Earlier this year, Local government authorities in Rwanda suspended the activities of 714 churches in different parts of Kigali. Before going into the details of why the churches were shut down, we need to, first of all, ask why such an enormous amount of churches are even in existence today. What are these churches really doing within their walls all under the guise of worship?
These days churches are no longer built for the sole purpose of practicing Christianity, they are now created mainly for the purpose of accumulating what one can describe as undeserving or rather ill-begotten wealth for some of the so-called pastors and preachers who do not break any sweat for the money they collect from their members, most of which continue to wallow in poverty. No one can blame the Rwandan President Paul Kagame for authorising the shut down of the outrageous number of churches who are beginning to constitute a nuisance to not just the country but the society at large. The Rwandan Local Government Authorities shut down the 714 church who were running below the required standard provided by the state and posing a danger to its people. Among the reasons given by the government are:
- The places of worship were found to lack basic infrastructure
- They fell short of hygiene and safety standards
- They lacked legal status
- They were infringing on the fundamental rights of others’ with noise pollution and roadblock
- Most of their church leaders lacked the basic theological knowledge to run those churches
The above are just a small fraction of the reasons why many churches existing in Africa need to be shut down.
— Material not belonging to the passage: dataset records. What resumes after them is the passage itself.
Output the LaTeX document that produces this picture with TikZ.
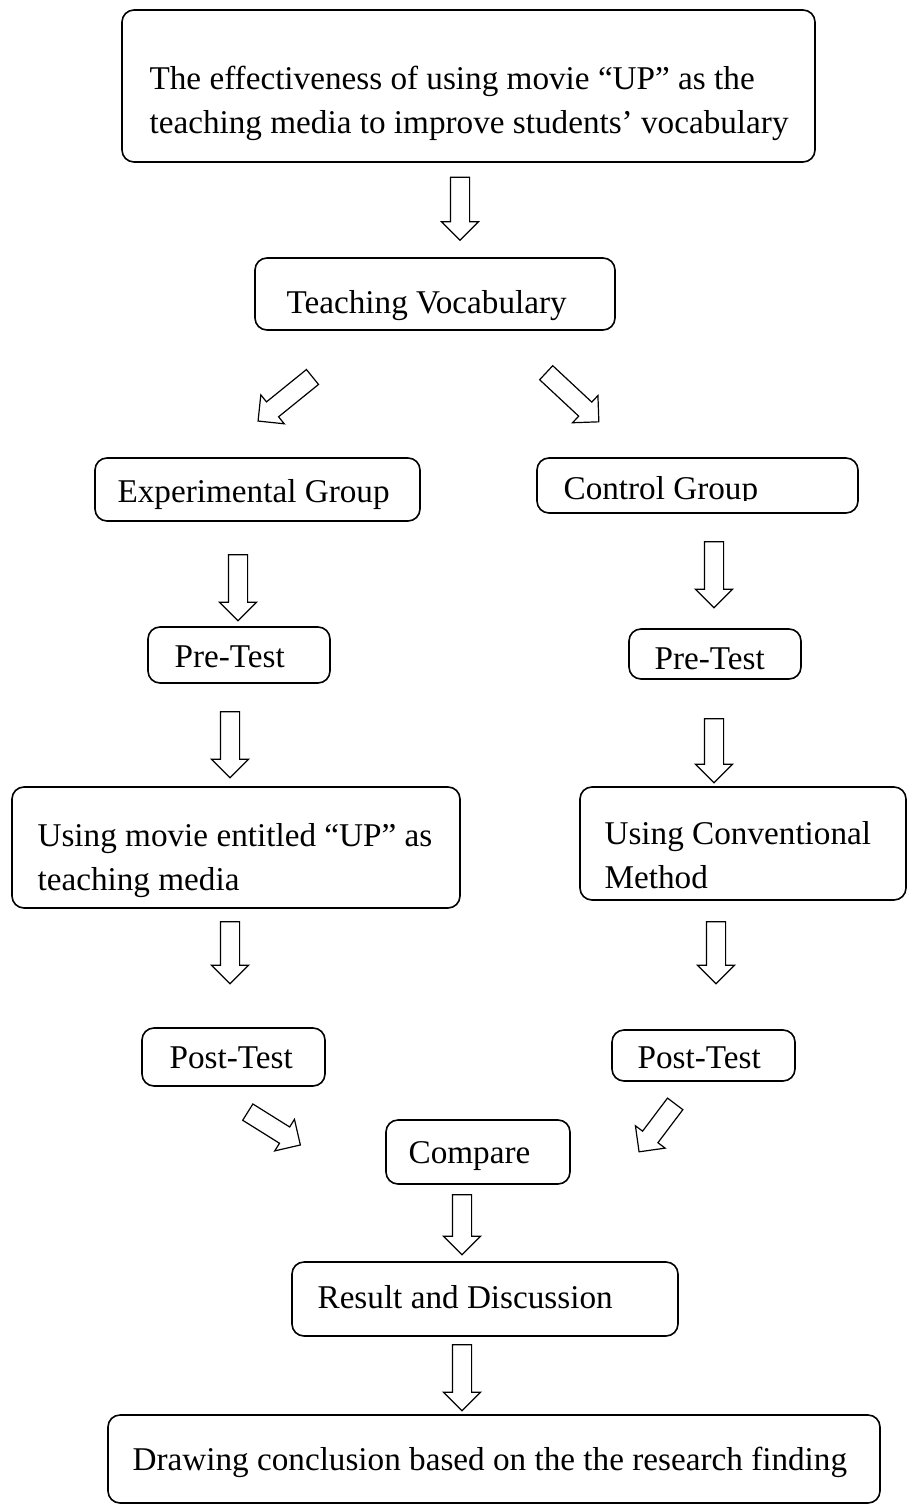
\documentclass[tikz,border=0pt]{standalone}
\usepackage{fontspec}
\setmainfont{Liberation Serif}
\usepackage{tikz}
\usetikzlibrary{shapes.arrows}

\begin{document}
\begin{tikzpicture}[x=0.5pt, y=-0.5pt,
  box/.style={draw, rounded corners=6pt, line width=0.8pt, inner sep=0pt},
  txt/.style={inner sep=0pt, anchor=base west, align=left, font=\fontsize{16.6}{22}\selectfont},
  barrow/.style={single arrow, draw, line width=0.6pt, inner sep=4.5pt, minimum width=18pt,
    single arrow head extend=4.5pt, single arrow tip angle=90, minimum height=#1}]
\useasboundingbox (0,0) rectangle (909,1507);
% boxes
\node[box, minimum width=346.5pt, minimum height=76pt] (topic) at (468.5,86) {};
\node[box, minimum width=180pt, minimum height=36pt] (teach) at (435,294) {};
\node[box, minimum width=162.5pt, minimum height=31.5pt] (expg) at (257.5,489.5) {};
\node[box, minimum width=160.5pt, minimum height=27.5pt] (cong) at (697.5,485.5) {};
\node[box, minimum width=91pt, minimum height=28pt] (preE) at (239,655) {};
\node[box, minimum width=86pt, minimum height=25pt] (preC) at (715,654) {};
\node[box, minimum width=224pt, minimum height=60.5pt] (movie) at (236,847.5) {};
\node[box, minimum width=163pt, minimum height=56.5pt] (conv) at (743,843.5) {};
\node[box, minimum width=91.5pt, minimum height=29pt] (postE) at (233.5,1057) {};
\node[box, minimum width=91.5pt, minimum height=25.5pt] (postC) at (703.5,1055.5) {};
\node[box, minimum width=92pt, minimum height=32pt] (comp) at (478,1152) {};
\node[box, minimum width=193pt, minimum height=37pt] (res) at (485,1299) {};
\node[box, minimum width=386pt, minimum height=44pt] (concl) at (494,1459) {};
% texts (base = last line)
\node[txt] (topicT) at ([shift={(28,124)}]topic.north west)
  {The effectiveness of using movie “UP” as the\\teaching media to improve students’ vocabulary};
\node[txt] (teachT) at ([shift={(32,56)}]teach.north west) {Teaching Vocabulary};
\node[txt] (expgT) at ([shift={(23,45)}]expg.north west) {Experimental Group};
\begin{scope}
\clip (cong.north west) rectangle ([shift={(0,43)}]cong.north east);
\node[txt] (congT) at ([shift={(27,42)}]cong.north west) {Control Group};
\end{scope}
\node[txt] (preET) at ([shift={(27,41)}]preE.north west) {Pre-Test};
\node[txt] (preCT) at ([shift={(26,41)}]preC.north west) {Pre-Test};
\node[txt] (movieT) at ([shift={(26,104)}]movie.north west) {Using movie entitled “UP” as\\teaching media};
\node[txt] (convT) at ([shift={(25,102)}]conv.north west) {Using Conventional\\Method};
\node[txt] (postET) at ([shift={(28,41)}]postE.north west) {Post-Test};
\node[txt] (postCT) at ([shift={(26,39)}]postC.north west) {Post-Test};
\node[txt] (compT) at ([shift={(23,44)}]comp.north west) {Compare};
\node[txt] (resT) at ([shift={(26,47)}]res.north west) {Result and Discussion};
\node[txt] (conclT) at ([shift={(25,56)}]concl.north west) {Drawing conclusion based on the the research finding};
% block arrows
\node[barrow=31.5pt, rotate=-90] (a1) at (460,204) {};
\node[barrow=35pt, rotate=-141] (a2) at (289,396) {};
\node[barrow=36pt, rotate=-43] (a3) at (569,394) {};
\node[barrow=33pt, rotate=-90] (a4) at (238,583) {};
\node[barrow=33pt, rotate=-90] (a5) at (714,570) {};
\node[barrow=33pt, rotate=-90] (a6) at (230,740) {};
\node[barrow=32pt, rotate=-90] (a7) at (714,746) {};
\node[barrow=31pt, rotate=-90] (a8) at (230,948) {};
\node[barrow=31pt, rotate=-90] (a9) at (716,948) {};
\node[barrow=31pt, rotate=-32] (a10) at (270,1126) {};
\node[barrow=30pt, rotate=-127] (a11) at (660,1124) {};
\node[barrow=30pt, rotate=-90] (a12) at (462,1220) {};
\node[barrow=33pt, rotate=-90] (a13) at (462,1373) {};
\end{tikzpicture}
\end{document}
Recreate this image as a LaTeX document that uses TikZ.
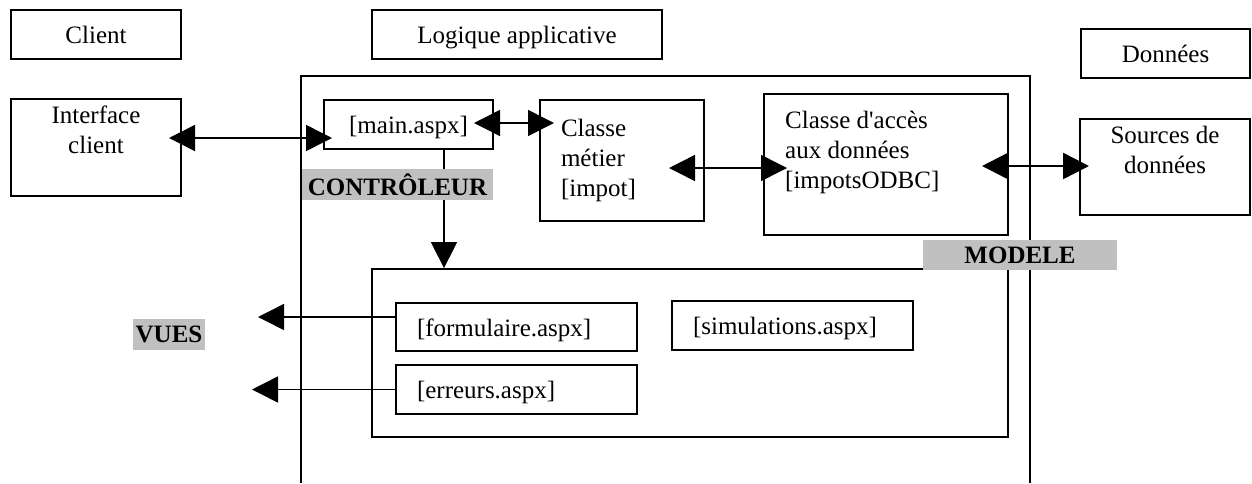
\documentclass[tikz,border=0pt]{standalone}
\usepackage{fontspec}
\setmainfont{Liberation Serif}
\usepackage{tikz}
\usetikzlibrary{arrows.meta,positioning}
\definecolor{mvcgray}{HTML}{C0C0C0}
\definecolor{mvcink}{HTML}{000000}
\newcommand{\mvcfont}{\fontsize{25}{30}\selectfont}
\tikzset{
  plainBox/.style={draw=mvcink, line width=2pt, inner sep=0pt, font=\mvcfont, align=center},
  lineBox/.style={draw=mvcink, line width=2pt, inner sep=0pt, font=\mvcfont, text height=18pt, text depth=0pt},
  textBox/.style={plainBox, align=left, inner xsep=21pt},
  textLine/.style={textBox, text height=18pt, text depth=0pt},
  boxText/.style={font=\mvcfont, inner sep=0pt},
  grayLabel/.style={fill=mvcgray, inner sep=0pt, font=\mvcfont\bfseries},
  dblArrow/.style={{Triangle[length=26pt,width=26pt]}-{Triangle[length=26pt,width=26pt]}, line width=1.5pt, draw=mvcink},
  oneArrow/.style={-{Triangle[length=26pt,width=26pt]}, line width=1.5pt, draw=mvcink},
  frameLine/.style={line width=1.5pt, draw=mvcink}
}

\begin{document}
\begin{tikzpicture}[x=1pt,y=-1pt]
  \useasboundingbox (0,0) rectangle (1252,483);
  % tier headers
  \node[lineBox, minimum width=170pt, minimum height=49pt] (client) at (96,34.5) {Client};
  \node[lineBox, minimum width=290pt, minimum height=49pt] (logique) at (517,34.5) {Logique applicative};
  \node[lineBox, minimum width=169pt, minimum height=49pt] (donnees) at (1165.5,53.5) {Données};
  % application frame and views
  \draw[frameLine] (301,483) -- (301,76) -- (1030,76) -- (1030,483);
  \node[plainBox, line width=1.8pt, minimum width=636pt, minimum height=168pt] (vues) at (690,353) {};
  \node[plainBox, minimum width=170pt, minimum height=97pt] (iface) at (96,147.5) {};
  \node[boxText, align=center] (ifaceTxt) at (96,130) {Interface\\client};
  \node[lineBox, minimum width=169pt, minimum height=49pt] (main) at (408.5,124.5) {[main.aspx]};
  \node[textBox, text width=122pt, minimum height=121pt] (metier) at (622,160.5) {Classe\\métier\\{[impot]}};
  \node[plainBox, minimum width=244pt, minimum height=141pt] (acces) at (886,164.5) {};
  \node[boxText, align=left, anchor=west] (accesTxt) at (785,152) {Classe d\textquotesingle accès\\aux données\\{[impotsODBC]}};
  \node[plainBox, minimum width=170pt, minimum height=96pt] (sources) at (1165,167) {};
  \node[boxText, align=center] (sourcesTxt) at (1165,150) {Sources de\\données};
  \node[textLine, text width=199pt, minimum height=48pt] (form) at (516.5,327) {[formulaire.aspx]};
  \node[textLine, text width=199pt, minimum height=49pt] (err) at (516.5,389.5) {[erreurs.aspx]};
  \node[textLine, text width=199pt, minimum height=49pt] (simul) at (792.5,325.5) {[simulations.aspx]};
  \coordinate (vueOut1) at (258,317);
  \coordinate (vueOut2) at (252,389.5);
  % connectors
  \draw[dblArrow] ([xshift=-13pt,yshift=9.5pt]iface.east) -- ([xshift=9pt,yshift=-13.5pt]main.west);
  \draw[dblArrow] ([xshift=-20pt,yshift=1.5pt]main.east) -- ([xshift=15pt,yshift=37.5pt]metier.west);
  \draw[dblArrow] ([xshift=-36pt,yshift=-7.5pt]metier.east) -- ([xshift=24pt,yshift=-3.5pt]acces.west);
  \draw[dblArrow, line width=2.5pt] ([xshift=-27pt,yshift=-1.5pt]acces.east) -- ([xshift=10pt,yshift=1pt]sources.west);
  \draw[oneArrow] ([xshift=35.5pt]main.south) -- ([xshift=35.5pt]main.south |- vues.north);
  \draw[oneArrow] ([yshift=10pt]form.west) -- (vueOut1);
  \draw[oneArrow] (err.west) -- (vueOut2);
  % layer labels
  \node[grayLabel, minimum width=191pt, minimum height=31pt] (ctrlLbl) at (397.5,184.5) {CONTRÔLEUR};
  \node[grayLabel, minimum width=194pt, minimum height=30pt] (modeleLbl) at (1020,255) {MODELE};
  \node[grayLabel, minimum width=72pt, minimum height=31pt] (vuesLbl) at (169,334.5) {VUES};
\end{tikzpicture}
\end{document}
Churches in Africa today need to be evaluated and looked into, as many people are losing sight of its essence and being misguided by leaders who do not even practice what they preach. Followers of some of these churches are being manipulated into pouring all their life’s worth into these churches that do not even give regard to their well-being and safety. Churches are becoming one of the major sources of corruption in Africa with most of them running for profit these days.